• [Records to use]:
--*--

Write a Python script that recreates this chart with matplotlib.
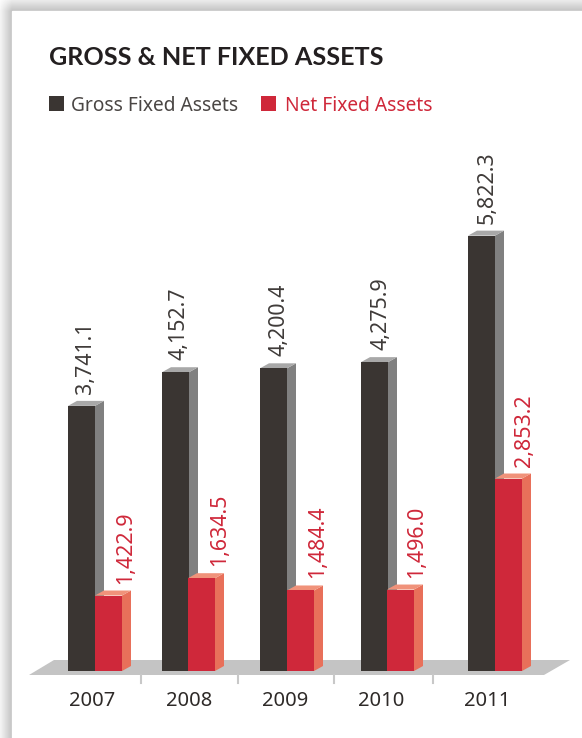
import matplotlib
matplotlib.use('Agg')
import matplotlib.pyplot as plt
from matplotlib.patches import Polygon, Rectangle
import numpy as np

years = ['2007', '2008', '2009', '2010', '2011']
gross = [3741.1, 4152.7, 4200.4, 4275.9, 5822.3]
net = [1422.9, 1634.5, 1484.4, 1496.0, 2853.2]

# pixel layout of the picture
W, H = 582, 738
base_y = 671
scale = 0.0818   # px per unit
y_min = 500
gross_left = [68, 162, 260, 361, 468]
net_left = [95, 188, 287, 387, 495]
gross_label_x = [85.5, 179.5, 278.5, 381.5, 487.5]
net_label_x = [125.5, 219.5, 317.5, 416.5, 524.5]
bar_w = 27
dx, dy = 9, 5
year_x = [92, 189, 285, 381, 487]
tick_x = [141, 238, 334, 433]

DARK = '#3a3532'
RED = '#cf283a'
FONT = 'Noto Sans'

fig = plt.figure(figsize=(W / 100, H / 100), dpi=100)

# background axes in pixels, y going down
bg = fig.add_axes([0, 0, 1, 1])
bg.set_xlim(0, W)
bg.set_ylim(H, 0)
bg.axis('off')

# soft shadow round the white panel
a = 0.15 + 0.85 * np.clip((np.arange(W) + 0.5) / 12, 0, 1)
b = 0.25 + 0.55 * np.clip((np.arange(H) + 0.5) / 11, 0, 1)
shade = 1 - 0.3 * np.outer(b, a)
bg.imshow(shade, cmap='gray', vmin=0, vmax=1, extent=(0, W, H, 0), aspect='auto', zorder=0)
bg.add_patch(Rectangle((12, 11), W - 12, H - 11, color='white', zorder=1))

# floor
bg.add_patch(Polygon([(29, 675), (54, 660), (570, 660), (544, 675)], closed=True,
                     color='#c4c4c4', lw=0, zorder=2))
for x in tick_x:
    bg.plot([x, x], [675, 683], color='#c8c8c8', lw=1.5, zorder=2)

# chart axes: x in pixels, y in values
ax = fig.add_axes([0, (H - base_y) / H, 1, base_y / H])
ax.patch.set_alpha(0)
ax.set_xlim(0, W)
ax.set_ylim(y_min, y_min + base_y / scale)
ax.axis('off')


def bars(lefts, values, front, top, side, zorder):
    dv = dy / scale
    for x, v in zip(lefts, values):
        ax.add_patch(Polygon([(x + bar_w, y_min), (x + bar_w + dx, y_min + dv),
                              (x + bar_w + dx, v + dv), (x + bar_w, v)],
                             closed=True, color=side, lw=0, zorder=zorder))
        ax.add_patch(Polygon([(x, v), (x + dx, v + dv), (x + bar_w + dx, v + dv), (x + bar_w, v)],
                             closed=True, color=top, lw=0, zorder=zorder))
    ax.bar(lefts, values, width=bar_w, align='edge', color=front, lw=0, zorder=zorder)


bars(gross_left, gross, DARK, '#a8a8a8', '#808080', 3)
bars(net_left, net, RED, '#f0927a', '#e8705a', 4)

# value labels
for x, v in zip(gross_label_x, gross):
    ax.annotate(f'{v:,.1f}', (x, v), xytext=(0, 12), textcoords='offset pixels',
                rotation=90, ha='center', va='bottom', fontsize=15.4, family=FONT, color='#3f3b39', zorder=5)
for x, v in zip(net_label_x, net):
    ax.annotate(f'{v:,.1f}', (x, v), xytext=(0, 12), textcoords='offset pixels',
                rotation=90, ha='center', va='bottom', fontsize=15.4, family=FONT, color=RED, zorder=5)

# years
for x, y in zip(year_x, years):
    bg.text(x, 706, y, ha='center', va='baseline', fontsize=14.5, family=FONT, color='#2e2a28', zorder=5)

# title and legend
bg.text(49, 65, 'GROSS & NET FIXED ASSETS', ha='left', va='baseline', fontsize=18.1,
        family='Lato', weight='bold', color='#231f20', zorder=5)
bg.add_patch(Rectangle((49, 96), 15, 15, color=DARK, lw=0, zorder=5))
bg.text(71, 111, 'Gross Fixed Assets', ha='left', va='baseline', fontsize=13.8,
        family=FONT, color='#4a4644', zorder=5)
bg.add_patch(Rectangle((261, 96), 15, 15, color=RED, lw=0, zorder=5))
bg.text(285, 111, 'Net Fixed Assets', ha='left', va='baseline', fontsize=13.8,
        family=FONT, color=RED, zorder=5)

fig.savefig('out.png', dpi=100)
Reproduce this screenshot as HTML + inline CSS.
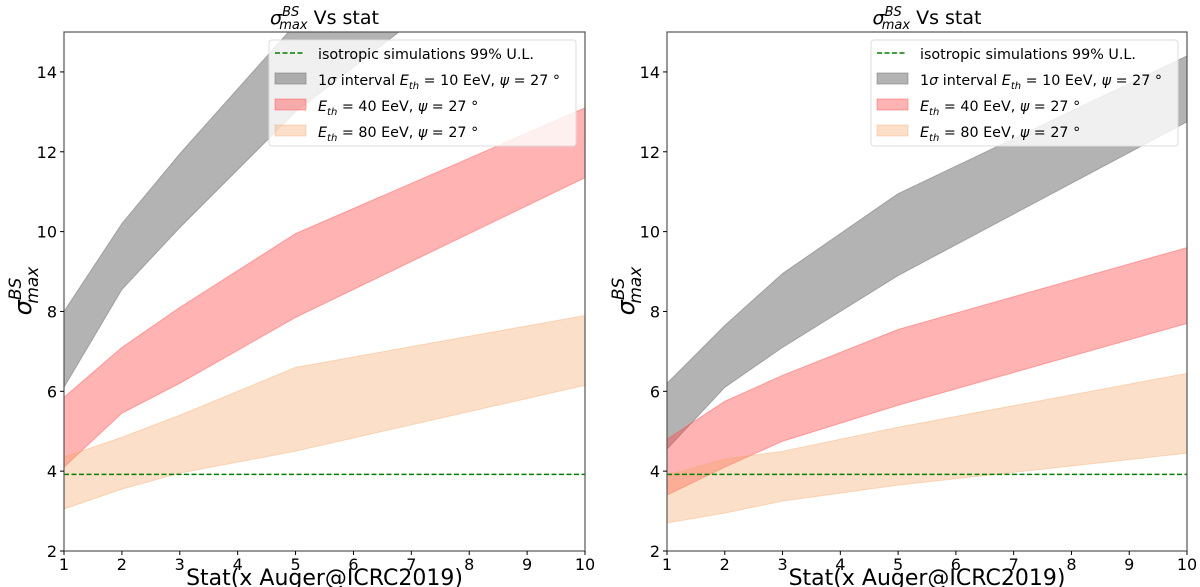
<!DOCTYPE html>
<html><head><meta charset="utf-8"><style>
body{margin:0;background:#fff;}
svg{display:block;font-family:"DejaVu Sans","Liberation Sans",sans-serif;}
</style></head><body>
<svg id="c" width="1200" height="587" viewBox="0 0 1200 587"></svg>
<script>
const xCats=[1,2,3,5,10];
const xTicks=[1,2,3,4,5,6,7,8,9,10];
const yTicks=[2,4,6,8,10,12,14];
const ulValue=3.92;
const L_grayHi=[8.0,10.2,11.95,15.2,20.0];
const L_grayLo=[6.1,8.55,10.1,13.0,18.6];
const L_redHi=[5.85,7.1,8.1,9.95,13.1];
const L_redLo=[4.1,5.45,6.2,7.85,11.35];
const L_peachHi=[4.35,4.85,5.4,6.6,7.9];
const L_peachLo=[3.05,3.55,3.95,4.5,6.15];
const R_grayHi=[6.2,7.65,8.95,10.95,14.4];
const R_grayLo=[4.55,6.1,7.1,8.9,12.75];
const R_redHi=[4.8,5.75,6.4,7.55,9.6];
const R_redLo=[3.4,4.1,4.75,5.65,7.7];
const R_peachHi=[3.9,4.3,4.5,5.1,6.45];
const R_peachLo=[2.7,2.95,3.25,3.65,4.45];

const svg=document.getElementById('c');
const NS='http://www.w3.org/2000/svg';
function mk(tag,attrs,parent){const e=document.createElementNS(NS,tag);for(const k in attrs)e.setAttribute(k,attrs[k]);(parent||svg).appendChild(e);return e;}

function panel(x0,x1,id,bands){
  const y0=551,y1=32;
  const xs=v=>x0+(v-1)/9*(x1-x0);
  const ys=v=>y0-(v-2)/13*(y0-y1);
  const g=mk('g',{});
  
  
  const cid='clip'+id;
  const cp=mk('clipPath',{id:cid},g);mk('rect',{x:x0,y:y1,width:x1-x0,height:y0-y1},cp);
  const plot=mk('g',{'clip-path':'url(#'+cid+')'},g);
  bands.forEach(b=>{
    let d='';
    xCats.forEach((c,i)=>{d+=(i?'L':'M')+xs(c)+','+ys(b.hi[i]);});
    for(let i=xCats.length-1;i>=0;i--)d+='L'+xs(xCats[i])+','+ys(b.lo[i]);
    d+='Z';
    const p=mk('path',{d:d,fill:b.fill,'fill-opacity':b.op,stroke:b.fill,'stroke-opacity':b.op,'stroke-width':1},plot);
    
    
  });
  const ul=mk('line',{x1:x0,x2:x1,y1:ys(ulValue),y2:ys(ulValue),stroke:'#008000','stroke-width':1.5,'stroke-dasharray':'5,2.5'},plot);
  
  
  mk('rect',{x:x0,y:y1,width:x1-x0,height:y0-y1,fill:'none',stroke:'#555','stroke-width':1.2},g);
  xTicks.forEach(t=>{
    mk('line',{x1:xs(t),x2:xs(t),y1:y0,y2:y0+4,stroke:'#000'},g);
    const tx=mk('text',{x:xs(t),y:y0+19,'font-size':16,'text-anchor':'middle'},g);tx.textContent=t;
    
    
  });
  yTicks.forEach(t=>{
    mk('line',{x1:x0-4,x2:x0,y1:ys(t),y2:ys(t),stroke:'#000'},g);
    const tx=mk('text',{x:x0-7,y:ys(t)+6,'font-size':16,'text-anchor':'end'},g);tx.textContent=t;
    
    
  });
  const xl=mk('text',{x:(x0+x1)/2,y:585,'font-size':22,'text-anchor':'middle'},g);xl.textContent='Stat(x Auger@ICRC2019)';
  
  
  const yl=mk('text',{transform:'translate('+(x0-33)+',291) rotate(-90)','font-size':24,'text-anchor':'middle'},g);
  yl.innerHTML='<tspan font-style="italic">σ</tspan><tspan font-size="17" font-style="italic" dy="-10">BS</tspan><tspan font-size="17" font-style="italic" dx="-26" dy="17">max</tspan>';
  
  
  const ti=mk('text',{x:(x0+x1)/2,y:24,'font-size':19,'text-anchor':'middle'},g);
  ti.innerHTML='<tspan font-style="italic">σ</tspan><tspan font-size="13" font-style="italic" dy="-8">BS</tspan><tspan font-size="13" font-style="italic" dx="-20" dy="13">max</tspan><tspan dy="-5"> Vs stat</tspan>';
  
  
  const lx=x1-316,ly=40;
  const lg=mk('g',{},g);
  
  
  mk('rect',{x:lx,y:ly,width:307,height:106,rx:3,fill:'#fff','fill-opacity':0.8,stroke:'#ddd'},lg);
  mk('line',{x1:lx+6,x2:lx+36,y1:ly+13,y2:ly+13,stroke:'#008000','stroke-width':1.5,'stroke-dasharray':'5,2.5'},lg);
  const items=[['isotropic simulations 99% U.L.',null],
   ['1<tspan font-style="italic">σ</tspan> interval <tspan font-style="italic">E</tspan><tspan font-size="10" font-style="italic" dy="4">th</tspan><tspan dy="-4"> = 10 EeV, </tspan><tspan font-style="italic">ψ</tspan> = 27 °',bands[0]],
   ['<tspan font-style="italic">E</tspan><tspan font-size="10" font-style="italic" dy="4">th</tspan><tspan dy="-4"> = 40 EeV, </tspan><tspan font-style="italic">ψ</tspan> = 27 °',bands[1]],
   ['<tspan font-style="italic">E</tspan><tspan font-size="10" font-style="italic" dy="4">th</tspan><tspan dy="-4"> = 80 EeV, </tspan><tspan font-style="italic">ψ</tspan> = 27 °',bands[2]]];
  items.forEach((it,i)=>{
    const yy=ly+13+i*26;
    if(it[1]){mk('rect',{x:lx+6,y:yy-6,width:31,height:11,fill:it[1].fill,'fill-opacity':it[1].op,stroke:it[1].fill,'stroke-opacity':it[1].op},lg);}
    const t=mk('text',{x:lx+49,y:yy+6,'font-size':14.3},lg);t.innerHTML=it[0];
    
    
  });
}
panel(64,585,'left-panel',[
 {name:'band-10eev',hi:L_grayHi,lo:L_grayLo,fill:'#808080',op:0.6},
 {name:'band-40eev',hi:L_redHi,lo:L_redLo,fill:'#ff4a4a',op:0.42},
 {name:'band-80eev',hi:L_peachHi,lo:L_peachLo,fill:'#f4a460',op:0.35}]);
panel(667,1187,'right-panel',[
 {name:'band-10eev',hi:R_grayHi,lo:R_grayLo,fill:'#808080',op:0.6},
 {name:'band-40eev',hi:R_redHi,lo:R_redLo,fill:'#ff4a4a',op:0.42},
 {name:'band-80eev',hi:R_peachHi,lo:R_peachLo,fill:'#f4a460',op:0.35}]);
</script>
</body></html>
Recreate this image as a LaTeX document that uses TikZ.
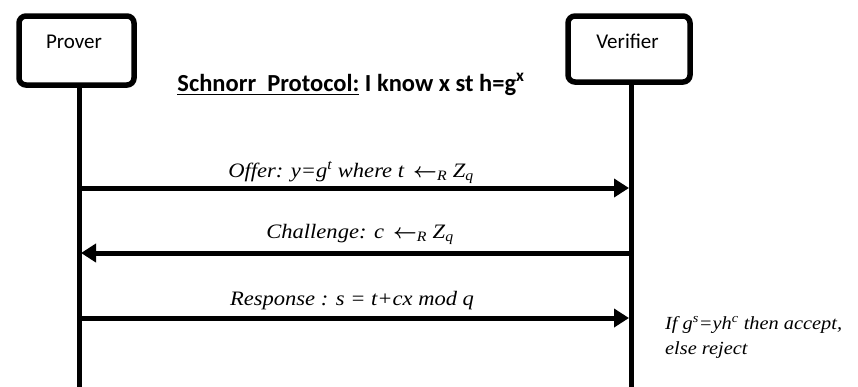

--*--

• [To be done]: From the first line above through the line containing "bg.plot([x, x], [675, 683], color='#c8c8c8', lw=1.5, zorder=2)", copy everything exactly, without the pictures.

• [Finished task]:
Write a Python script that recreates this chart with matplotlib.
import matplotlib
matplotlib.use('Agg')
import matplotlib.pyplot as plt
from matplotlib.patches import Polygon, Rectangle
import numpy as np

years = ['2007', '2008', '2009', '2010', '2011']
gross = [3741.1, 4152.7, 4200.4, 4275.9, 5822.3]
net = [1422.9, 1634.5, 1484.4, 1496.0, 2853.2]

# pixel layout of the picture
W, H = 582, 738
base_y = 671
scale = 0.0818   # px per unit
y_min = 500
gross_left = [68, 162, 260, 361, 468]
net_left = [95, 188, 287, 387, 495]
gross_label_x = [85.5, 179.5, 278.5, 381.5, 487.5]
net_label_x = [125.5, 219.5, 317.5, 416.5, 524.5]
bar_w = 27
dx, dy = 9, 5
year_x = [92, 189, 285, 381, 487]
tick_x = [141, 238, 334, 433]

DARK = '#3a3532'
RED = '#cf283a'
FONT = 'Noto Sans'

fig = plt.figure(figsize=(W / 100, H / 100), dpi=100)

# background axes in pixels, y going down
bg = fig.add_axes([0, 0, 1, 1])
bg.set_xlim(0, W)
bg.set_ylim(H, 0)
bg.axis('off')

# soft shadow round the white panel
a = 0.15 + 0.85 * np.clip((np.arange(W) + 0.5) / 12, 0, 1)
b = 0.25 + 0.55 * np.clip((np.arange(H) + 0.5) / 11, 0, 1)
shade = 1 - 0.3 * np.outer(b, a)
bg.imshow(shade, cmap='gray', vmin=0, vmax=1, extent=(0, W, H, 0), aspect='auto', zorder=0)
bg.add_patch(Rectangle((12, 11), W - 12, H - 11, color='white', zorder=1))

# floor
bg.add_patch(Polygon([(29, 675), (54, 660), (570, 660), (544, 675)], closed=True,
                     color='#c4c4c4', lw=0, zorder=2))
for x in tick_x:
    bg.plot([x, x], [675, 683], color='#c8c8c8', lw=1.5, zorder=2)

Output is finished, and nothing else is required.